Establishment of the joint venture and a formal request to restart the NRC review are expected in the second quarter of this year, said Jeffery Isakson, vice president of business operations at Orano subsidiary TN Americas, who is working on the spent fuel storage project.
“We’re very excited to be taking this step,” Isakson said in a Tuesday telephone interview with RadWaste Monitor.
The plan remains to build an engineered independent spent fuel storage installation on Waste Control Specialists’ property in Andrews County, Texas, to hold up to 40,000 metric tons of spent fuel until the Department of Energy finds a permanent home for the radioactive waste.
Dallas-based Waste Control Specialists (WCS) first submitted its application in April 2016. The NRC completed its acceptance review in January 2017, but the company three months later asked that the regulator halt the full technical review ahead of WCS’ then-pending merger with rival low-level radioactive waste disposal provider EnergySolutions. A federal judge blocked that deal on antitrust grounds last June, and Waste Control Specialists was acquired in January by private equity firm J.F. Lehman.
AREVA and NAC International had previously been partners in the spent fuel storage project, effectively contractors to Waste Control Specialists, Isakson said.
The French nuclear company officially became Orano earlier this year after its nuclear power business was split and sold off in 2017. Orano, now focused on fuel-cycle operations, will be a full stakeholder in the spent-fuel-storage program as one-half of the entity that will take over the license application, Isakson said.
In a joint press release, the companies touted the experience they will bring to the project: Orano’s capabilities in nuclear fuel packaging, storage, and transportation, and Waste Control Specialists’ operation of a disposal facility for low-level radioactive and other waste forms from the commercial and government sectors.
Isakson said he could not yet discuss details of what each company will provide operationally to the joint venture. He also demurred on addressing matters including the schedule for the NRC review and the cost of the facility itself.
At the time of the original license application, WCS management believed the NRC review would require three years and that the storage site could be open by 2021. The license would be good for 40 years.
The Waste Control Specialists-Orano joint venture would need to submit a formal request for the NRC to resume the license review that will cover environmental, security, and safety matters, agency spokesman David McIntyre said Tuesday.
“When the NRC receives the WCS request to resume, the staff will develop a new schedule for continuing the review, publish a new notice of hearing on this license application, and re-open the environmental scoping period for 60 days using our established procedures for these activities,” he wrote in an email.

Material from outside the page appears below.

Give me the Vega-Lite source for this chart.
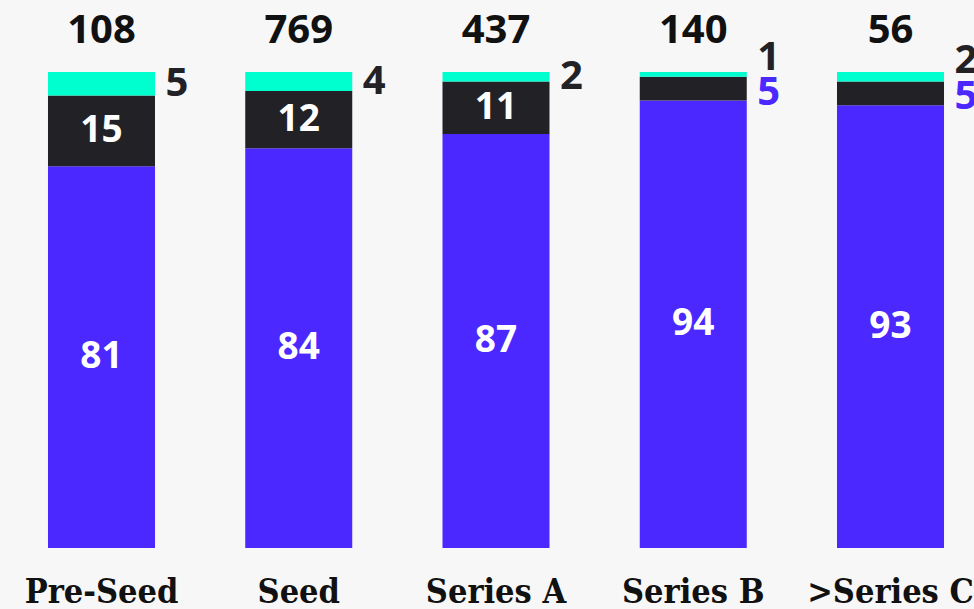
{
  "$schema": "https://vega.github.io/schema/vega-lite/v6.json",
  "width": 992,
  "height": 476,
  "autosize": {"type": "none"},
  "padding": {"left": 0, "top": 72, "right": 0, "bottom": 61},
  "background": "#F7F7F7",
  "config": {"view": {"stroke": null}, "font": "Open Sans"},
  "datasets": {
    "segments": [
      {"stage": "Pre-Seed", "segment": "Segment 1", "order": 1, "value": 81},
      {"stage": "Pre-Seed", "segment": "Segment 2", "order": 2, "value": 15},
      {"stage": "Pre-Seed", "segment": "Segment 3", "order": 3, "value": 5},
      {"stage": "Seed", "segment": "Segment 1", "order": 1, "value": 84},
      {"stage": "Seed", "segment": "Segment 2", "order": 2, "value": 12},
      {"stage": "Seed", "segment": "Segment 3", "order": 3, "value": 4},
      {"stage": "Series A", "segment": "Segment 1", "order": 1, "value": 87},
      {"stage": "Series A", "segment": "Segment 2", "order": 2, "value": 11},
      {"stage": "Series A", "segment": "Segment 3", "order": 3, "value": 2},
      {"stage": "Series B", "segment": "Segment 1", "order": 1, "value": 94},
      {"stage": "Series B", "segment": "Segment 2", "order": 2, "value": 5},
      {"stage": "Series B", "segment": "Segment 3", "order": 3, "value": 1},
      {"stage": ">Series C", "segment": "Segment 1", "order": 1, "value": 93},
      {"stage": ">Series C", "segment": "Segment 2", "order": 2, "value": 5},
      {"stage": ">Series C", "segment": "Segment 3", "order": 3, "value": 2}
    ],
    "totals": [
      {"stage": "Pre-Seed", "total": 108},
      {"stage": "Seed", "total": 769},
      {"stage": "Series A", "total": 437},
      {"stage": "Series B", "total": 140},
      {"stage": ">Series C", "total": 56}
    ]
  },
  "encoding": {
    "x": {
      "field": "stage",
      "type": "nominal",
      "sort": ["Pre-Seed", "Seed", "Series A", "Series B", ">Series C"],
      "scale": {"paddingInner": 0.4575, "paddingOuter": 0.2433},
      "axis": {
        "title": null,
        "domain": false,
        "ticks": false,
        "labelAngle": 0,
        "labelFont": "DejaVu Serif Condensed",
        "labelFontWeight": "bold",
        "labelFontSize": 34,
        "labelColor": "#111111",
        "labelPadding": 54,
        "labelBaseline": "alphabetic",
        "labelOverlap": false,
        "labelBound": false,
        "labelFlush": false
      }
    }
  },
  "layer": [
    {
      "data": {"name": "segments"},
      "transform": [
        {"stack": "value", "groupby": ["stage"], "sort": [{"field": "order", "order": "ascending"}], "offset": "normalize", "as": ["y0", "y1"]},
        {"calculate": "(datum.y0 + datum.y1) / 2", "as": "ymid"}
      ],
      "layer": [
        {
          "mark": {"type": "bar"},
          "encoding": {
            "y": {"field": "y0", "type": "quantitative", "scale": {"domain": [0, 1]}, "axis": null},
            "y2": {"field": "y1"},
            "color": {
              "field": "segment",
              "type": "nominal",
              "scale": {"domain": ["Segment 1", "Segment 2", "Segment 3"], "range": ["#4A28FF", "#222226", "#00FFCF"]},
              "legend": null
            }
          }
        },
        {
          "transform": [{"filter": "datum.value >= 10"}],
          "mark": {"type": "text", "color": "#FFFFFF", "fontSize": 37, "fontWeight": "bold", "baseline": "middle", "align": "center"},
          "encoding": {
            "y": {"field": "ymid", "type": "quantitative"},
            "text": {"field": "value", "type": "quantitative"}
          }
        },
        {
          "transform": [{"filter": "datum.order == 2 && datum.value < 10"}],
          "mark": {"type": "text", "color": "#4A28FF", "fontSize": 40, "fontWeight": "bold", "baseline": "middle", "align": "left", "dx": 64, "dy": 4},
          "encoding": {
            "y": {"field": "ymid", "type": "quantitative"},
            "text": {"field": "value", "type": "quantitative"}
          }
        },
        {
          "transform": [{"filter": {"and": [{"field": "order", "equal": 3}, {"not": {"field": "stage", "oneOf": ["Series B", ">Series C"]}}]}}],
          "mark": {"type": "text", "color": "#222226", "fontSize": 40, "fontWeight": "bold", "baseline": "middle", "align": "left", "dx": 64, "dy": 0},
          "encoding": {
            "y": {"field": "ymid", "type": "quantitative"},
            "text": {"field": "value", "type": "quantitative"}
          }
        },
        {
          "transform": [{"filter": {"and": [{"field": "order", "equal": 3}, {"field": "stage", "oneOf": ["Series B", ">Series C"]}]}}],
          "mark": {"type": "text", "color": "#222226", "fontSize": 40, "fontWeight": "bold", "baseline": "middle", "align": "left", "dx": 64, "dy": -16},
          "encoding": {
            "y": {"field": "ymid", "type": "quantitative"},
            "text": {"field": "value", "type": "quantitative"}
          }
        }
      ]
    },
    {
      "data": {"name": "totals"},
      "mark": {"type": "text", "color": "#111111", "fontSize": 40, "fontWeight": "bold", "baseline": "alphabetic", "align": "center", "dy": -29},
      "encoding": {
        "y": {"datum": 1, "type": "quantitative"},
        "text": {"field": "total", "type": "quantitative"}
      }
    }
  ]
}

Assessments on the cost, schedule, and personnel needed for the review will be made after the request is filed, according to McIntyre. The joint venture will be billed for the agency’s work, which Waste Control Specialists under prior owner Valhi Inc. had cited as costing around $7.5 million.
More than 75,000 metric tons of spent nuclear fuel is now stored at over 70 active and retired power plants around the country. Under the 1982 Nuclear Waste Policy Act, DOE is legally responsible for building a final resting place for that waste. In the absence of a permanent disposal site, attention in recent years has turned to interim sites that can hold the material for at least a few decades.
“I think as a member of the nuclear industry it’s important to be able to address the end of the fuel cycle,” Isakson said. “It would be progress because we would be able to consolidate” the fuel.
Holtec International is also seeking an NRC license for a storage site that could hold up to 120,000 metric tons of used fuel underground in southeastern New Mexico, not far from the WCS property. The NRC on Feb. 28 formally accepted the Camden, N.J., company’s application for a full technical review.
Isakson declined to discuss the competing project.
While the Energy Department has encouraged other interim spent fuel storage projects, no one else has come forward with an application to the NRC.